Without the pictures, output the records below word for word.
···
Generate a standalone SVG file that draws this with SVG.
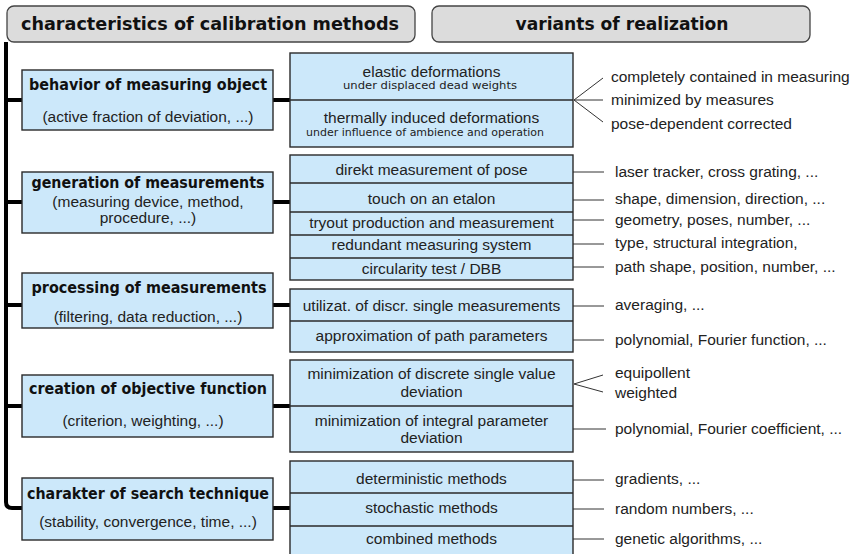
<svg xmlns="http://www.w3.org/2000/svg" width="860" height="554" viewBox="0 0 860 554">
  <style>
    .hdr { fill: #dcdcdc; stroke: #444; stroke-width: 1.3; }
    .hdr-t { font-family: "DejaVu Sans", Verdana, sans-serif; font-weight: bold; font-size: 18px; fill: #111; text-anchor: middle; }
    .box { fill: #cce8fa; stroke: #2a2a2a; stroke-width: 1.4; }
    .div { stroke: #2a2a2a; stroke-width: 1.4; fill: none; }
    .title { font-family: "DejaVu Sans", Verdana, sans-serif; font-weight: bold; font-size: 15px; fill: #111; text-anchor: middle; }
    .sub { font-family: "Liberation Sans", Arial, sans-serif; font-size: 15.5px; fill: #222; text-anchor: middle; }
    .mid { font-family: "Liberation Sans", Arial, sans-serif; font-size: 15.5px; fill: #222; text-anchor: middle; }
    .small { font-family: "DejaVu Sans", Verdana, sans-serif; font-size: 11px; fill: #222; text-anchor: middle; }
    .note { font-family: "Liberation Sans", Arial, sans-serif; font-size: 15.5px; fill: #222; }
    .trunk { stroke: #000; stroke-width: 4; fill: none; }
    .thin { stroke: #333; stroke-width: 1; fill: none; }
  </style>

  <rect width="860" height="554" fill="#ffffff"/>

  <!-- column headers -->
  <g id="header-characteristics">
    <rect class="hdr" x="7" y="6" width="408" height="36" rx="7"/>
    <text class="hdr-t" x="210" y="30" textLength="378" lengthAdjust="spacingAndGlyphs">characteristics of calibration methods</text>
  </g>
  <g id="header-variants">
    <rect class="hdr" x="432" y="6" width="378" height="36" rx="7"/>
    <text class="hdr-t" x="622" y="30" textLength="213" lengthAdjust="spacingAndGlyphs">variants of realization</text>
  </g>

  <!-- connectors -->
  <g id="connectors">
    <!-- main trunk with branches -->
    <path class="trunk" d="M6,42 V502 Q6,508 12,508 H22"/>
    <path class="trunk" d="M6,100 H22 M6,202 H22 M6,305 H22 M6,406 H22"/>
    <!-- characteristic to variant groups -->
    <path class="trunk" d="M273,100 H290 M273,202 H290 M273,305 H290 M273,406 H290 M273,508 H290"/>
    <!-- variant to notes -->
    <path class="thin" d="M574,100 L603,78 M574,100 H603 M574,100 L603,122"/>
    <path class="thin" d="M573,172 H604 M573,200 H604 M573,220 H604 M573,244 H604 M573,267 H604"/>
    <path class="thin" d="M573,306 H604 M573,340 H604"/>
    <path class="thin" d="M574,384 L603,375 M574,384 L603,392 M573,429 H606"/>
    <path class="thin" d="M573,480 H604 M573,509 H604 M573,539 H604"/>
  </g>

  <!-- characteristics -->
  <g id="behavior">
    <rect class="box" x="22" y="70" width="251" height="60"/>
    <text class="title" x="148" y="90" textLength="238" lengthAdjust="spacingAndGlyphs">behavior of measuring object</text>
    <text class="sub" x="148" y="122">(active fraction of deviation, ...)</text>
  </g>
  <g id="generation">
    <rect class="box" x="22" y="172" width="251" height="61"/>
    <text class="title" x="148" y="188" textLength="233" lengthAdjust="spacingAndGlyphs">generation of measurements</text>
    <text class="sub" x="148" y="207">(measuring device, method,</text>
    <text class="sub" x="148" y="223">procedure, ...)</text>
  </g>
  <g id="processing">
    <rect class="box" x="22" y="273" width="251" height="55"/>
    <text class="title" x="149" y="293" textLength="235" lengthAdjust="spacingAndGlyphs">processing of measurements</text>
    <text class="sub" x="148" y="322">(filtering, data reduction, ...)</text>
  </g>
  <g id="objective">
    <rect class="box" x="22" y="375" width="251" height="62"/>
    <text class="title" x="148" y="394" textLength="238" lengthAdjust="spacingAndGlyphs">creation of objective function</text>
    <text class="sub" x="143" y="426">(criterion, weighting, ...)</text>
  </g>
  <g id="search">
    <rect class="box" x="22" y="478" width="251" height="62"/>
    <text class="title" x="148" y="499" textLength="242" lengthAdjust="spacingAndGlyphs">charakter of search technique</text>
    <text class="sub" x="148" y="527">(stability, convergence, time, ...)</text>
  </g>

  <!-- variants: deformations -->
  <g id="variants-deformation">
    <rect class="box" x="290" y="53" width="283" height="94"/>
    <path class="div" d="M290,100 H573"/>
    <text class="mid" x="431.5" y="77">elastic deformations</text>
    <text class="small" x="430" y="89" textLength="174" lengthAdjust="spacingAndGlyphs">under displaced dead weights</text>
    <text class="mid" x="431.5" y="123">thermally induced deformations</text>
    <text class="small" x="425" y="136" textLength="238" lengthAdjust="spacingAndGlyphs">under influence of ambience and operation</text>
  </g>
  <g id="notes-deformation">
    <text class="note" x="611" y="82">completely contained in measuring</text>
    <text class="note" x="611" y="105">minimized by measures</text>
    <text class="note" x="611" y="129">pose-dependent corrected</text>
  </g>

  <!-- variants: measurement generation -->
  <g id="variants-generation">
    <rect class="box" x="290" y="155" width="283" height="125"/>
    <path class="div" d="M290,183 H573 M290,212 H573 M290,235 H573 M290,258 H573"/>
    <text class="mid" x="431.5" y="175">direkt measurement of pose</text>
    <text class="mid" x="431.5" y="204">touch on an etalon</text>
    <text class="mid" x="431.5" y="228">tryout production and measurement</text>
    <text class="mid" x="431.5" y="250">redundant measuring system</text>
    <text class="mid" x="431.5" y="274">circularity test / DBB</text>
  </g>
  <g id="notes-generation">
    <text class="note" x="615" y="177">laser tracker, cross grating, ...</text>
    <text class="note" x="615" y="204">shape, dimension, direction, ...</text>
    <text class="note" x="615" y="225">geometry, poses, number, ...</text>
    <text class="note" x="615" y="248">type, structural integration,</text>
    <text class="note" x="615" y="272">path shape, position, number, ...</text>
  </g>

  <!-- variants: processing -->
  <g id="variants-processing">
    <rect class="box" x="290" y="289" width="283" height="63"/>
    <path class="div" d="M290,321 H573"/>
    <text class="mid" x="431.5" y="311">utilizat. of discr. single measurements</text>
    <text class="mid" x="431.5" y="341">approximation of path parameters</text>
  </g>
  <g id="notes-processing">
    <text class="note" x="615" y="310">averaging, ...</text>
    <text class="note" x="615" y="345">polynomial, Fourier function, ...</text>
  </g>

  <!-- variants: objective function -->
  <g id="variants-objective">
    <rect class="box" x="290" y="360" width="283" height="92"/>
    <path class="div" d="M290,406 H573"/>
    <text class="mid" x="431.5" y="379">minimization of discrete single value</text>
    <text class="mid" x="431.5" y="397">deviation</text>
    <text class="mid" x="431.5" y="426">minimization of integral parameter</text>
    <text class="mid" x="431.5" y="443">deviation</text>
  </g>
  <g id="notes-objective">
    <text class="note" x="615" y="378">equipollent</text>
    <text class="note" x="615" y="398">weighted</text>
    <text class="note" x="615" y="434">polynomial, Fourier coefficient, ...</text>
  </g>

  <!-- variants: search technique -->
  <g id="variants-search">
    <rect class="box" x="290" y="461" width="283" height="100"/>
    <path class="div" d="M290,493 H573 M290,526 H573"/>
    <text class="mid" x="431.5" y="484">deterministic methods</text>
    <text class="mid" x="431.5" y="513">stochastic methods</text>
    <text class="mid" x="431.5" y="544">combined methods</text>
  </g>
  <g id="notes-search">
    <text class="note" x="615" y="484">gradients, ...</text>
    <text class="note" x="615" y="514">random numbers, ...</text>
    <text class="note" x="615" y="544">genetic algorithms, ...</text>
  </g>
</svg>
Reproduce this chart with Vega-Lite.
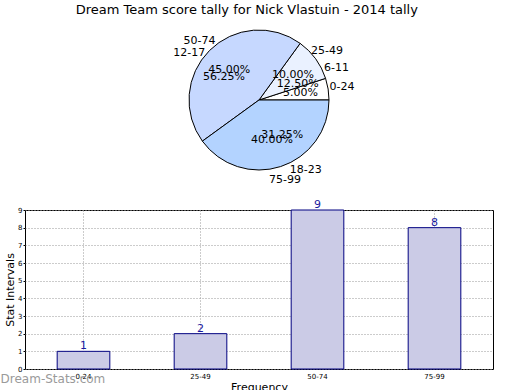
···
#### Final result
Generate a standalone SVG file that draws this with SVG.
<svg xmlns="http://www.w3.org/2000/svg" width="860" height="554" viewBox="0 0 860 554">
  <style>
    .hdr { fill: #dcdcdc; stroke: #444; stroke-width: 1.3; }
    .hdr-t { font-family: "DejaVu Sans", Verdana, sans-serif; font-weight: bold; font-size: 18px; fill: #111; text-anchor: middle; }
    .box { fill: #cce8fa; stroke: #2a2a2a; stroke-width: 1.4; }
    .div { stroke: #2a2a2a; stroke-width: 1.4; fill: none; }
    .title { font-family: "DejaVu Sans", Verdana, sans-serif; font-weight: bold; font-size: 15px; fill: #111; text-anchor: middle; }
    .sub { font-family: "Liberation Sans", Arial, sans-serif; font-size: 15.5px; fill: #222; text-anchor: middle; }
    .mid { font-family: "Liberation Sans", Arial, sans-serif; font-size: 15.5px; fill: #222; text-anchor: middle; }
    .small { font-family: "DejaVu Sans", Verdana, sans-serif; font-size: 11px; fill: #222; text-anchor: middle; }
    .note { font-family: "Liberation Sans", Arial, sans-serif; font-size: 15.5px; fill: #222; }
    .trunk { stroke: #000; stroke-width: 4; fill: none; }
    .thin { stroke: #333; stroke-width: 1; fill: none; }
  </style>

  <rect width="860" height="554" fill="#ffffff"/>

  <!-- column headers -->
  <g id="header-characteristics">
    <rect class="hdr" x="7" y="6" width="408" height="36" rx="7"/>
    <text class="hdr-t" x="210" y="30" textLength="378" lengthAdjust="spacingAndGlyphs">characteristics of calibration methods</text>
  </g>
  <g id="header-variants">
    <rect class="hdr" x="432" y="6" width="378" height="36" rx="7"/>
    <text class="hdr-t" x="622" y="30" textLength="213" lengthAdjust="spacingAndGlyphs">variants of realization</text>
  </g>

  <!-- connectors -->
  <g id="connectors">
    <!-- main trunk with branches -->
    <path class="trunk" d="M6,42 V502 Q6,508 12,508 H22"/>
    <path class="trunk" d="M6,100 H22 M6,202 H22 M6,305 H22 M6,406 H22"/>
    <!-- characteristic to variant groups -->
    <path class="trunk" d="M273,100 H290 M273,202 H290 M273,305 H290 M273,406 H290 M273,508 H290"/>
    <!-- variant to notes -->
    <path class="thin" d="M574,100 L603,78 M574,100 H603 M574,100 L603,122"/>
    <path class="thin" d="M573,172 H604 M573,200 H604 M573,220 H604 M573,244 H604 M573,267 H604"/>
    <path class="thin" d="M573,306 H604 M573,340 H604"/>
    <path class="thin" d="M574,384 L603,375 M574,384 L603,392 M573,429 H606"/>
    <path class="thin" d="M573,480 H604 M573,509 H604 M573,539 H604"/>
  </g>

  <!-- characteristics -->
  <g id="behavior">
    <rect class="box" x="22" y="70" width="251" height="60"/>
    <text class="title" x="148" y="90" textLength="238" lengthAdjust="spacingAndGlyphs">behavior of measuring object</text>
    <text class="sub" x="148" y="122">(active fraction of deviation, ...)</text>
  </g>
  <g id="generation">
    <rect class="box" x="22" y="172" width="251" height="61"/>
    <text class="title" x="148" y="188" textLength="233" lengthAdjust="spacingAndGlyphs">generation of measurements</text>
    <text class="sub" x="148" y="207">(measuring device, method,</text>
    <text class="sub" x="148" y="223">procedure, ...)</text>
  </g>
  <g id="processing">
    <rect class="box" x="22" y="273" width="251" height="55"/>
    <text class="title" x="149" y="293" textLength="235" lengthAdjust="spacingAndGlyphs">processing of measurements</text>
    <text class="sub" x="148" y="322">(filtering, data reduction, ...)</text>
  </g>
  <g id="objective">
    <rect class="box" x="22" y="375" width="251" height="62"/>
    <text class="title" x="148" y="394" textLength="238" lengthAdjust="spacingAndGlyphs">creation of objective function</text>
    <text class="sub" x="143" y="426">(criterion, weighting, ...)</text>
  </g>
  <g id="search">
    <rect class="box" x="22" y="478" width="251" height="62"/>
    <text class="title" x="148" y="499" textLength="242" lengthAdjust="spacingAndGlyphs">charakter of search technique</text>
    <text class="sub" x="148" y="527">(stability, convergence, time, ...)</text>
  </g>

  <!-- variants: deformations -->
  <g id="variants-deformation">
    <rect class="box" x="290" y="53" width="283" height="94"/>
    <path class="div" d="M290,100 H573"/>
    <text class="mid" x="431.5" y="77">elastic deformations</text>
    <text class="small" x="430" y="89" textLength="174" lengthAdjust="spacingAndGlyphs">under displaced dead weights</text>
    <text class="mid" x="431.5" y="123">thermally induced deformations</text>
    <text class="small" x="425" y="136" textLength="238" lengthAdjust="spacingAndGlyphs">under influence of ambience and operation</text>
  </g>
  <g id="notes-deformation">
    <text class="note" x="611" y="82">completely contained in measuring</text>
    <text class="note" x="611" y="105">minimized by measures</text>
    <text class="note" x="611" y="129">pose-dependent corrected</text>
  </g>

  <!-- variants: measurement generation -->
  <g id="variants-generation">
    <rect class="box" x="290" y="155" width="283" height="125"/>
    <path class="div" d="M290,183 H573 M290,212 H573 M290,235 H573 M290,258 H573"/>
    <text class="mid" x="431.5" y="175">direkt measurement of pose</text>
    <text class="mid" x="431.5" y="204">touch on an etalon</text>
    <text class="mid" x="431.5" y="228">tryout production and measurement</text>
    <text class="mid" x="431.5" y="250">redundant measuring system</text>
    <text class="mid" x="431.5" y="274">circularity test / DBB</text>
  </g>
  <g id="notes-generation">
    <text class="note" x="615" y="177">laser tracker, cross grating, ...</text>
    <text class="note" x="615" y="204">shape, dimension, direction, ...</text>
    <text class="note" x="615" y="225">geometry, poses, number, ...</text>
    <text class="note" x="615" y="248">type, structural integration,</text>
    <text class="note" x="615" y="272">path shape, position, number, ...</text>
  </g>

  <!-- variants: processing -->
  <g id="variants-processing">
    <rect class="box" x="290" y="289" width="283" height="63"/>
    <path class="div" d="M290,321 H573"/>
    <text class="mid" x="431.5" y="311">utilizat. of discr. single measurements</text>
    <text class="mid" x="431.5" y="341">approximation of path parameters</text>
  </g>
  <g id="notes-processing">
    <text class="note" x="615" y="310">averaging, ...</text>
    <text class="note" x="615" y="345">polynomial, Fourier function, ...</text>
  </g>

  <!-- variants: objective function -->
  <g id="variants-objective">
    <rect class="box" x="290" y="360" width="283" height="92"/>
    <path class="div" d="M290,406 H573"/>
    <text class="mid" x="431.5" y="379">minimization of discrete single value</text>
    <text class="mid" x="431.5" y="397">deviation</text>
    <text class="mid" x="431.5" y="426">minimization of integral parameter</text>
    <text class="mid" x="431.5" y="443">deviation</text>
  </g>
  <g id="notes-objective">
    <text class="note" x="615" y="378">equipollent</text>
    <text class="note" x="615" y="398">weighted</text>
    <text class="note" x="615" y="434">polynomial, Fourier coefficient, ...</text>
  </g>

  <!-- variants: search technique -->
  <g id="variants-search">
    <rect class="box" x="290" y="461" width="283" height="100"/>
    <path class="div" d="M290,493 H573 M290,526 H573"/>
    <text class="mid" x="431.5" y="484">deterministic methods</text>
    <text class="mid" x="431.5" y="513">stochastic methods</text>
    <text class="mid" x="431.5" y="544">combined methods</text>
  </g>
  <g id="notes-search">
    <text class="note" x="615" y="484">gradients, ...</text>
    <text class="note" x="615" y="514">random numbers, ...</text>
    <text class="note" x="615" y="544">genetic algorithms, ...</text>
  </g>
</svg>
Reproduce this chart with Vega-Lite.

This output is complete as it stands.